What is the solution? Is there a closed-form solution?

Royi
  • 8,711
E.J.
  • 939

1 Answers1

0

EDIT 1. We assume that $\lambda=1$ (change $B$ with $\lambda B$) and $A$ is only symmetric (the non-negativity has nothing to do here). $M_{n,k}$ denotes the real $n\times k$ matrices.

Let $f:X\in M_{n,k}\rightarrow tr(X^TAX)+ tr(X^TB)$. Since $Z=\{X;X^TX=I_k\}$ is compact, then the minimum of $f$ is reached in a point $X$ s.t. its derivative $Df_X(H)$ is $0$ for every $H$ in the tangent space $T_XZ$ of $Z$.

$\textbf{Proposition}.$ The $X$ that realize the minimum of $f$ are among the finite (generically) set of the solutions of the system (S):

$X^TX=I_k,X^TB=B^TX,(I_n-XX^T)(2AX+B)=0$.

$\textbf{Proof}$.

$Df_X:H\in T_XZ\rightarrow tr(2H^TAX+ H^TB)$.

Now $H\in T_XZ$ iff $H^TX=K$, a skew-symmetric matrix.
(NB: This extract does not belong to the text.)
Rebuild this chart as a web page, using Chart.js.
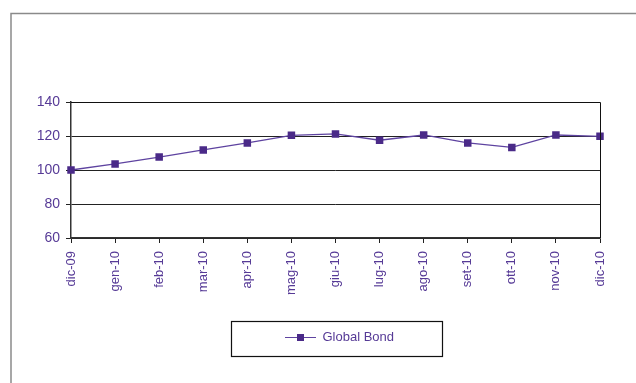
<!DOCTYPE html>
<html>
<head>
<meta charset="utf-8">
<script src="https://cdn.jsdelivr.net/npm/chart.js@4/dist/chart.umd.min.js"></script>
<style>
  html, body { margin: 0; padding: 0; background: #fff; }
  canvas { display: block; }
</style>
</head>
<body>
<canvas id="chart" width="636" height="383"></canvas>
<script>
// data
var months = ['dic-09', 'gen-10', 'feb-10', 'mar-10', 'apr-10', 'mag-10', 'giu-10',
              'lug-10', 'ago-10', 'set-10', 'ott-10', 'nov-10', 'dic-10'];
var globalBond = [100, 103.6, 107.6, 111.8, 115.9, 120.4, 121.2, 117.5, 120.6, 115.9, 113.3, 120.6, 119.8];
var yTicks = [60, 80, 100, 120, 140];

var textColor = '#563a96';
var lineColor = '#5e43a0';
var markColor = '#4a2a88';

// legend symbol: short line with a square in the middle
var sym = document.createElement('canvas');
sym.width = 31; sym.height = 9;
(function () {
    var c = sym.getContext('2d');
    c.strokeStyle = lineColor;
    c.lineWidth = 1;
    c.beginPath(); c.moveTo(0, 4.5); c.lineTo(31, 4.5); c.stroke();
    c.fillStyle = markColor;
    c.fillRect(12, 1, 7, 7);
})();

var framePlugin = {
    id: 'frame',
    afterLayout: function (chart) {
        var lg = chart.legend;
        if (lg) {
            lg.left = 234; lg.top = 321;
            lg.width = 211; lg.height = 36;
            lg.right = lg.left + lg.width; lg.bottom = lg.top + lg.height;
        }
    },
    beforeDraw: function (chart) {
        var ctx = chart.ctx;
        ctx.save();
        ctx.strokeStyle = '#8a8a8a';
        ctx.lineWidth = 1.5;
        ctx.beginPath();
        ctx.moveTo(11, 383); ctx.lineTo(11, 13.5); ctx.lineTo(636, 13.5);
        ctx.stroke();
        ctx.restore();
    },
    afterDraw: function (chart) {
        var ctx = chart.ctx, a = chart.chartArea;
        ctx.save();
        ctx.strokeStyle = '#111';
        ctx.lineWidth = 1;
        ctx.beginPath();
        ctx.moveTo(a.left, a.top + 0.5); ctx.lineTo(a.right + 0.5, a.top + 0.5);
        ctx.lineTo(a.right + 0.5, a.bottom);
        ctx.stroke();
        ctx.lineWidth = 1.2;
        ctx.strokeRect(231.5, 321.5, 211, 35);
        ctx.restore();
    }
};

new Chart(document.getElementById('chart'), {
    type: 'line',
    data: {
        labels: months,
        datasets: [{
            label: 'Global Bond',
            data: globalBond,
            borderColor: lineColor,
            borderWidth: 1.3,
            backgroundColor: markColor,
            pointStyle: 'rect',
            pointRadius: 5.3,
            pointBorderWidth: 0,
            pointBackgroundColor: markColor,
            tension: 0
        }]
    },
    options: {
        responsive: false,
        animation: false,
        devicePixelRatio: 1,
        layout: { padding: { top: 102, right: 36, left: 0, bottom: 0 } },
        plugins: {
            tooltip: { enabled: false },
            legend: {
                position: 'bottom',
                labels: {
                    usePointStyle: true,
                    pointStyle: sym,
                    pointStyleWidth: 31,
                    padding: 10,
                    color: textColor,
                    font: { family: 'Liberation Sans, Arial, sans-serif', size: 13 }
                }
            }
        },
        scales: {
            x: {
                offset: false,
                grid: { drawOnChartArea: false, drawTicks: true, tickLength: 5, color: '#222' },
                border: { color: '#333', width: 1.5 },
                ticks: {
                    minRotation: 90, maxRotation: 90, autoSkip: false, padding: 8,
                    color: textColor,
                    font: { family: 'Liberation Sans, Arial, sans-serif', size: 13 }
                },
                afterFit: function (s) {
                    var lh = s.chart.legend ? s.chart.legend.height : 0;
                    s.height = 383 - 238 - lh;
                }
            },
            y: {
                min: 60, max: 140,
                afterBuildTicks: function (s) {
                    s.ticks = yTicks.map(function (v) { return { value: v }; });
                },
                grid: { color: '#222', tickLength: 5, lineWidth: 1 },
                border: { color: '#333', width: 1.5 },
                ticks: {
                    padding: 6,
                    color: textColor,
                    font: { family: 'Liberation Sans, Arial, sans-serif', size: 14 }
                },
                afterFit: function (s) { s.width = 71; }
            }
        }
    },
    plugins: [framePlugin]
});
</script>
</body>
</html>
Since $rank(X)=k$, $X^+=X^T$ and $H^T=KX^T+U(I_n-XX^T)$ where $U\in M_{k,n}$ is arbitrary.

Finally, the condition is: for every skew-symmetric $K$ and for every $U\in M_{k,n}$:

$tr((KX^T+U(I-XX^T))(2AX+ B))=0$. It suffices to consider the following 2 cases.

Case 1. $U=0$. then $X^T(2AX+ B)$ is symmetric, that is $X^TB$ is symmetric (generically, we obtain $k(k-1)/2$ relations).
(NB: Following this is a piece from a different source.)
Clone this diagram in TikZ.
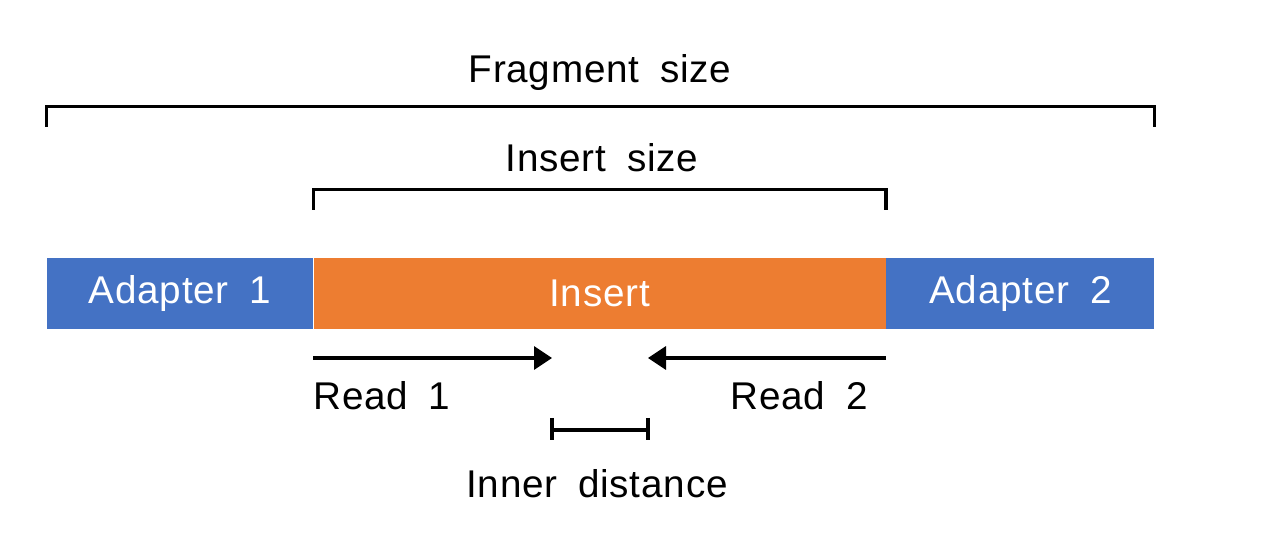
\documentclass[tikz,border=0pt]{standalone}
\usepackage{fontspec}
\setmainfont{Liberation Sans}[LetterSpace=2, WordSpace=1.8]
\usetikzlibrary{positioning,arrows.meta}
\definecolor{adapterblue}{HTML}{4472C4}
\definecolor{insertorange}{HTML}{ED7D31}
\tikzset{
	block/.style={minimum height=1.42cm, inner sep=0pt, text=white, font=\fontsize{22}{26}\selectfont},
	lbl/.style={inner sep=0pt, font=\fontsize{22}{26}\selectfont},
	bracket/.style={line width=1.9pt},
	readarrow/.style={line width=1.9pt, -{Triangle[length=0.36cm, width=0.46cm]}}
}
\begin{document}
\begin{tikzpicture}[node distance=0pt]
	\useasboundingbox (0,0) rectangle (25.32,-11.04);

	% Fragment
	\node[block, fill=adapterblue, minimum width=5.32cm] (adapter1) at (3.60,-5.87) {Adapter 1};
	\node[block, fill=insertorange, minimum width=11.44cm, right=of adapter1] (insert) {Insert};
	\node[block, fill=adapterblue, minimum width=5.36cm, right=of insert] (adapter2) {Adapter 2};

	% Brackets
	\draw[bracket] ([yshift=2.62cm]adapter1.north west) -- ++(0,0.4) -| ([yshift=2.62cm]adapter2.north east);
	\node[lbl] (fragsize) at (12.0,-1.46) {Fragment size};
	\draw[bracket] ([yshift=0.96cm]insert.north west) -- ++(0,0.4) -| ([yshift=0.96cm]insert.north east);
	\node[lbl] (inssize) at (12.04,-3.16) {Insert size};

	% Reads
	\coordinate (r1end) at (11.04,-7.16);
	\coordinate (r2end) at (12.96,-7.16);
	\draw[readarrow] (insert.south west |- r1end) -- (r1end);
	\draw[readarrow] (insert.south east |- r2end) -- (r2end);
	\node[lbl, anchor=west] (read1) at (6.26,-7.92) {Read 1};
	\node[lbl, anchor=east] (read2) at (17.36,-7.92) {Read 2};

	% Inner distance
	\draw[bracket] (r1end |- 0,-8.36) -- ++(0,-0.44);
	\draw[bracket] (r2end |- 0,-8.36) -- ++(0,-0.44);
	\draw[bracket] (r1end |- 0,-8.6) -- (r2end |- 0,-8.6);
	\node[lbl] (inner) at (11.94,-9.68) {Inner distance};

\end{tikzpicture}
\end{document}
Case 2. $K=0$. Then $(I-XX^T)(2AX+ B)=0$. $\square$

Of course, there is no closed-form solution.

EDIT 2. ** In order to gain 70% in computing time, we can diagonalize $A$.

Inded $A=PDP^T$ where $P\in O(n)$ and $D$ is diagonal. We put $Y=P^TX$; note that $Y^TY=X^TPP^TX=I_k$. On the other hand, $f(X)=g(Y)=tr(Y^TDY+Y^TP^TB)$.

Thus we may assume that $A$ is diagonal (change $B$ with $P^TB$).

** An example. When $k=3,n=5$, the number of complex solutions $X$ of the system (S) is (in the generic case) $248$, that is (S) admits, on average, $\approx 16$ real solutions that remain to be tested.

EDIT 3. Answer to @Royi . I reduce the problem to solving the matricial algebraic system (S). I tested the method using the Grobner basis theory (under Maple); that works until $n=6$. For larger $n$, you (it's your business) must use numerical methods in order to obtain -at least locally- the solutions. About that, there is a problem:

We fix a large $n$. If $k=1$, then $(S)$ admits (generically) $2n$ complex solutions that is, in average, $\sqrt{2n}$ real solutions. Then, with a good software, we can find and test all these solutions.

Unfortunately, when $k$ increases , the number of solutions of $(S)$ increases dramatically until $k=n-1$; indeed, when $k=n-1$, the number of complex solutions is $2^{2n-2}$, that is, in average, $2^{n-1}$ real solutions, what is associated to an exponential complexity. Therefore, in a first step, we must localize a region (not too large) where the function $f$ reaches its minimum.